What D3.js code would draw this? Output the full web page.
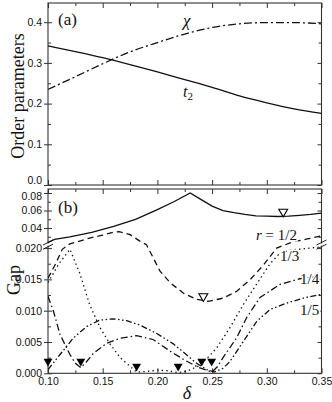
<!DOCTYPE html>
<html>
<head>
<meta charset="utf-8">
<script src="https://cdn.jsdelivr.net/npm/d3@7"></script>
<style>
  body { margin: 0; background: #fff; }
  svg { display: block; font-family: 'Liberation Serif', 'Times New Roman', serif; }
  .tick text { font-size: 10.5px; fill: #111; }
  .tick line { stroke: #333; }
</style>
</head>
<body>
<svg id="chart" width="332" height="402"></svg>
<script>
// (a) order parameters
const deltaA = [0.10, 0.125, 0.15, 0.175, 0.20, 0.225, 0.25, 0.275, 0.30, 0.325, 0.35];
const chi = [0.235, 0.266, 0.298, 0.327, 0.350, 0.371, 0.387, 0.396, 0.399, 0.399, 0.396];
const t2 = [0.342, 0.328, 0.313, 0.296, 0.278, 0.259, 0.240, 0.219, 0.202, 0.187, 0.176];

// (b) gaps
const deltaS = [0.10, 0.106, 0.12, 0.14, 0.16, 0.18, 0.20, 0.215, 0.23, 0.24, 0.25, 0.26, 0.27, 0.28, 0.29, 0.30, 0.31, 0.32, 0.33, 0.34, 0.35];
const gapS = [0.0235, 0.027, 0.030, 0.035, 0.042, 0.050, 0.061, 0.070, 0.080, 0.0725, 0.065, 0.060, 0.0575, 0.0555, 0.054, 0.0535, 0.0532, 0.0535, 0.0545, 0.0555, 0.057];

const delta2 = [0.100, 0.107, 0.113, 0.120, 0.126, 0.138, 0.150, 0.160, 0.165, 0.175, 0.184, 0.190, 0.196, 0.2024, 0.2115, 0.2238, 0.236, 0.2465, 0.260, 0.2725, 0.285, 0.297, 0.309, 0.324, 0.337, 0.350];
const gap2 = [0.0152, 0.0175, 0.0198, 0.0222, 0.0240, 0.0285, 0.0320, 0.0352, 0.0358, 0.0325, 0.0250, 0.0215, 0.0185, 0.0163, 0.0145, 0.0128, 0.0118, 0.0115, 0.0120, 0.0131, 0.0150, 0.0173, 0.0200, 0.0243, 0.0275, 0.0310];

const delta3 = [0.100, 0.110, 0.120, 0.129, 0.138, 0.1475, 0.157, 0.166, 0.175, 0.181, 0.190, 0.200, 0.210, 0.219, 0.228, 0.238, 0.246, 0.254, 0.266, 0.2786, 0.2905, 0.303, 0.312, 0.322, 0.335, 0.350];
const gap3 = [0.0145, 0.0175, 0.0198, 0.0160, 0.0110, 0.0073, 0.0046, 0.0025, 0.0011, 0.0002, 0.0003, 0.0005, 0.0004, 0.0001, 0.0004, 0.0012, 0.0025, 0.0040, 0.0072, 0.0110, 0.0142, 0.0175, 0.0192, 0.0197, 0.0199, 0.0202];

const delta4 = [0.100, 0.105, 0.111, 0.1155, 0.120, 0.125, 0.130, 0.135, 0.1415, 0.1536, 0.1658, 0.181, 0.196, 0.212, 0.225, 0.238, 0.250, 0.255, 0.260, 0.2725, 0.2816, 0.2938, 0.312, 0.330, 0.350];
const gap4 = [0.0123, 0.0099, 0.0062, 0.0046, 0.0030, 0.0016, 0.0009, 0.0018, 0.0032, 0.0048, 0.0056, 0.0060, 0.0054, 0.0035, 0.0021, 0.0009, 0.0002, 0.0011, 0.0025, 0.0057, 0.0089, 0.0121, 0.0142, 0.0151, 0.0155];

const delta5 = [0.100, 0.111, 0.123, 0.1355, 0.1475, 0.160, 0.172, 0.184, 0.199, 0.2146, 0.225, 0.235, 0.245, 0.252, 0.260, 0.2664, 0.2786, 0.2908, 0.303, 0.318, 0.335, 0.350];
const gap5 = [0.0006, 0.0030, 0.0056, 0.0075, 0.0085, 0.0087, 0.0084, 0.0077, 0.0064, 0.0047, 0.0032, 0.0017, 0.0006, 0.0002, 0.0008, 0.0019, 0.0051, 0.0083, 0.0102, 0.0112, 0.0121, 0.0126];

const filledMarkerDelta = [0.100, 0.130, 0.181, 0.219, 0.2405, 0.2496];
const filledMarkerGap = [0.0019, 0.0019, 0.0011, 0.0011, 0.0019, 0.0019];
const openMarkerDelta = [0.315, 0.242];
const openMarkerGap = [0.0586, 0.0123];

const xTicks = [0.10, 0.15, 0.20, 0.25, 0.30, 0.35];
const xMinor = [0.125, 0.175, 0.225, 0.275, 0.325];
const yTicksA = [0.0, 0.1, 0.2, 0.3, 0.4];
const yMinorA = [0.05, 0.15, 0.25, 0.35];
const yTicksB = [0, 0.005, 0.010, 0.015, 0.020, 0.04, 0.06, 0.08];
const yMinorB = [0.0025, 0.0075, 0.0125, 0.0175, 0.03, 0.05, 0.07];
const curveLabels = ['1/3', '1/4', '1/5'];

const left = 48, right = 321.5;
const x = d3.scaleLinear().domain([0.10, 0.35]).range([left, right]);
const yA = d3.scaleLinear().domain([0, 0.4472]).range([185, 3]);
// broken axis: lower part 0..0.0203, upper part 0.0229..0.0846
const yB = d3.scaleLinear()
  .domain([0, 0.0203, 0.0229, 0.0846])
  .range([373.3, 246.2, 243, 189]);

const svg = d3.select('#chart');

const clip = (id, y0, y1) => {
  svg.append('clipPath').attr('id', id)
    .append('rect').attr('x', left).attr('y', y0)
    .attr('width', right - left).attr('height', y1 - y0);
};
clip('clipA', 3, 185);
clip('clipB', 189, 373.3);

const dropDomain = g => g.select('.domain').remove();

const drawAxes = (y, top, bottom, major, minor, fmt, withX, cls) => {
  svg.append('g').attr('class', cls).attr('transform', `translate(${left},0)`)
    .call(d3.axisLeft(y).tickValues(major).tickSize(4).tickPadding(2).tickFormat(fmt))
    .call(dropDomain);
  svg.append('g').attr('transform', `translate(${left},0)`)
    .call(d3.axisLeft(y).tickValues(major).tickSize(-4).tickFormat(''))
    .call(dropDomain);
  svg.append('g').attr('transform', `translate(${left},0)`)
    .call(d3.axisLeft(y).tickValues(minor).tickSize(-3).tickFormat(''))
    .call(dropDomain);
  svg.append('g').attr('transform', `translate(${right},0)`)
    .call(d3.axisRight(y).tickValues(major).tickSize(-4).tickFormat(''))
    .call(dropDomain);
  svg.append('g').attr('transform', `translate(${right},0)`)
    .call(d3.axisRight(y).tickValues(minor).tickSize(-3).tickFormat(''))
    .call(dropDomain);
  svg.append('g').attr('transform', `translate(0,${top})`)
    .call(d3.axisTop(x).tickValues(xTicks).tickSize(-5).tickFormat(''))
    .call(dropDomain);
  svg.append('g').attr('transform', `translate(0,${top})`)
    .call(d3.axisTop(x).tickValues(xMinor).tickSize(-3).tickFormat(''))
    .call(dropDomain);
  svg.append('g').attr('transform', `translate(0,${bottom})`)
    .call(d3.axisBottom(x).tickValues(xTicks).tickSize(-5).tickPadding(4)
      .tickFormat(withX ? d3.format('.2f') : ''))
    .call(dropDomain);
  svg.append('g').attr('transform', `translate(0,${bottom})`)
    .call(d3.axisBottom(x).tickValues(xMinor).tickSize(-3).tickFormat(''))
    .call(dropDomain);
  svg.append('rect')
    .attr('x', left).attr('y', top)
    .attr('width', right - left).attr('height', bottom - top)
    .attr('fill', 'none').attr('stroke', '#333').attr('stroke-width', 1.1);
};

drawAxes(yA, 3, 185, yTicksA, yMinorA, d3.format('.1f'), false, 'ylabA');
drawAxes(yB, 189, 373.3, yTicksB, yMinorB,
  d => (d < 0.021 ? d3.format('.3f')(d) : d3.format('.2f')(d)), true, 'ylabB');

// "0.0" of (a) and "0.08" of (b) are stacked tightly: nudge them apart
svg.select('.ylabA').selectAll('.tick text').filter(d => d === 0).attr('dy', '-0.12em');
svg.select('.ylabB').selectAll('.tick text').filter(d => d === 0.08).attr('dy', '0.62em');

// axis break marks
[left, right].forEach(bx => {
  svg.append('rect').attr('x', bx - 2).attr('y', yB(0.0229) + 0.5)
    .attr('width', 4).attr('height', yB(0.0203) - yB(0.0229) - 1).attr('fill', '#fff');
  [yB(0.0229) - 0.5, yB(0.0203) + 0.5].forEach(by => {
    svg.append('line')
      .attr('x1', bx - 5).attr('y1', by + 2.5)
      .attr('x2', bx + 5).attr('y2', by - 2.5)
      .attr('stroke', '#222').attr('stroke-width', 1);
  });
});

const plot = (clipId, y, xs, ys, dash, curve) => {
  const line = d3.line().x(d => x(d[0])).y(d => y(d[1])).curve(curve);
  svg.append('path')
    .datum(xs.map((d, i) => [d, ys[i]]))
    .attr('clip-path', `url(#${clipId})`)
    .attr('fill', 'none').attr('stroke', '#111')
    .attr('stroke-width', 1.3)
    .attr('stroke-dasharray', dash)
    .attr('d', line);
};

plot('clipA', yA, deltaA, t2, null, d3.curveMonotoneX);
plot('clipA', yA, deltaA, chi, '8,3,2,3', d3.curveMonotoneX);

plot('clipB', yB, deltaS, gapS, null, d3.curveLinear);
plot('clipB', yB, delta2, gap2, '6,4', d3.curveLinear);
plot('clipB', yB, delta3, gap3, '1.4,3.2', d3.curveLinear);
plot('clipB', yB, delta4, gap4, '7,3,1.5,3', d3.curveLinear);
plot('clipB', yB, delta5, gap5, '6,2.5,1.5,2.5,1.5,2.5', d3.curveLinear);

const tri = d3.symbol().type(d3.symbolTriangle).size(34);
svg.selectAll('.fm').data(filledMarkerDelta).enter().append('path')
  .attr('class', 'fm')
  .attr('d', tri)
  .attr('transform', (d, i) => `translate(${x(d)},${yB(filledMarkerGap[i])}) rotate(180)`)
  .attr('fill', '#000');
svg.selectAll('.om').data(openMarkerDelta).enter().append('path')
  .attr('class', 'om')
  .attr('d', tri)
  .attr('transform', (d, i) => `translate(${x(d)},${yB(openMarkerGap[i])}) rotate(180)`)
  .attr('fill', '#fff').attr('stroke', '#000').attr('stroke-width', 1.1);

// texts
const text = (tx, ty, str, size, opts) => {
  const t = svg.append('text').attr('x', tx).attr('y', ty)
    .attr('font-size', size).attr('fill', '#111').text(str);
  if (opts && opts.italic) t.attr('font-style', 'italic');
  if (opts && opts.anchor) t.attr('text-anchor', opts.anchor);
  if (opts && opts.halo) t.attr('stroke', '#fff').attr('stroke-width', 3).attr('paint-order', 'stroke');
  return t;
};

text(58, 25, '(a)', 17);
text(58, 213, '(b)', 17);
text(183, 26, 'χ', 17, { italic: true });
const t2Label = text(183, 97, 't', 16, { italic: true });
t2Label.append('tspan').attr('font-size', 11).attr('font-style', 'normal').attr('dy', 3).text('2');

const rLabel = text(256, 240, '', 15, { halo: true });
rLabel.append('tspan').attr('font-style', 'italic').text('r');
rLabel.append('tspan').text(' = 1/2');
text(280, 261, curveLabels[0], 15, { halo: true });
text(300, 284, curveLabels[1], 15, { halo: true });
text(300, 315, curveLabels[2], 15, { halo: true });

svg.append('text')
  .attr('transform', 'translate(24,96) rotate(-90)')
  .attr('text-anchor', 'middle').attr('font-size', 18).attr('fill', '#111')
  .text('Order parameters');
svg.append('text')
  .attr('transform', 'translate(20,280) rotate(-90)')
  .attr('text-anchor', 'middle').attr('font-size', 18).attr('fill', '#111')
  .text('Gap');
text(187, 399, 'δ', 18, { italic: true, anchor: 'middle' });
</script>
</body>
</html>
***
§ **Instructions to follow**:
The lines from the top of the data above through the one holding "0.0243, 0.0275, 0.0310];" are to be repeated exactly, and only those, with no pictures.

§ **Exercise solution**:
What D3.js code would draw this? Output the full web page.
<!DOCTYPE html>
<html>
<head>
<meta charset="utf-8">
<script src="https://cdn.jsdelivr.net/npm/d3@7"></script>
<style>
  body { margin: 0; background: #fff; }
  svg { display: block; font-family: 'Liberation Serif', 'Times New Roman', serif; }
  .tick text { font-size: 10.5px; fill: #111; }
  .tick line { stroke: #333; }
</style>
</head>
<body>
<svg id="chart" width="332" height="402"></svg>
<script>
// (a) order parameters
const deltaA = [0.10, 0.125, 0.15, 0.175, 0.20, 0.225, 0.25, 0.275, 0.30, 0.325, 0.35];
const chi = [0.235, 0.266, 0.298, 0.327, 0.350, 0.371, 0.387, 0.396, 0.399, 0.399, 0.396];
const t2 = [0.342, 0.328, 0.313, 0.296, 0.278, 0.259, 0.240, 0.219, 0.202, 0.187, 0.176];

// (b) gaps
const deltaS = [0.10, 0.106, 0.12, 0.14, 0.16, 0.18, 0.20, 0.215, 0.23, 0.24, 0.25, 0.26, 0.27, 0.28, 0.29, 0.30, 0.31, 0.32, 0.33, 0.34, 0.35];
const gapS = [0.0235, 0.027, 0.030, 0.035, 0.042, 0.050, 0.061, 0.070, 0.080, 0.0725, 0.065, 0.060, 0.0575, 0.0555, 0.054, 0.0535, 0.0532, 0.0535, 0.0545, 0.0555, 0.057];

const delta2 = [0.100, 0.107, 0.113, 0.120, 0.126, 0.138, 0.150, 0.160, 0.165, 0.175, 0.184, 0.190, 0.196, 0.2024, 0.2115, 0.2238, 0.236, 0.2465, 0.260, 0.2725, 0.285, 0.297, 0.309, 0.324, 0.337, 0.350];
const gap2 = [0.0152, 0.0175, 0.0198, 0.0222, 0.0240, 0.0285, 0.0320, 0.0352, 0.0358, 0.0325, 0.0250, 0.0215, 0.0185, 0.0163, 0.0145, 0.0128, 0.0118, 0.0115, 0.0120, 0.0131, 0.0150, 0.0173, 0.0200, 0.0243, 0.0275, 0.0310];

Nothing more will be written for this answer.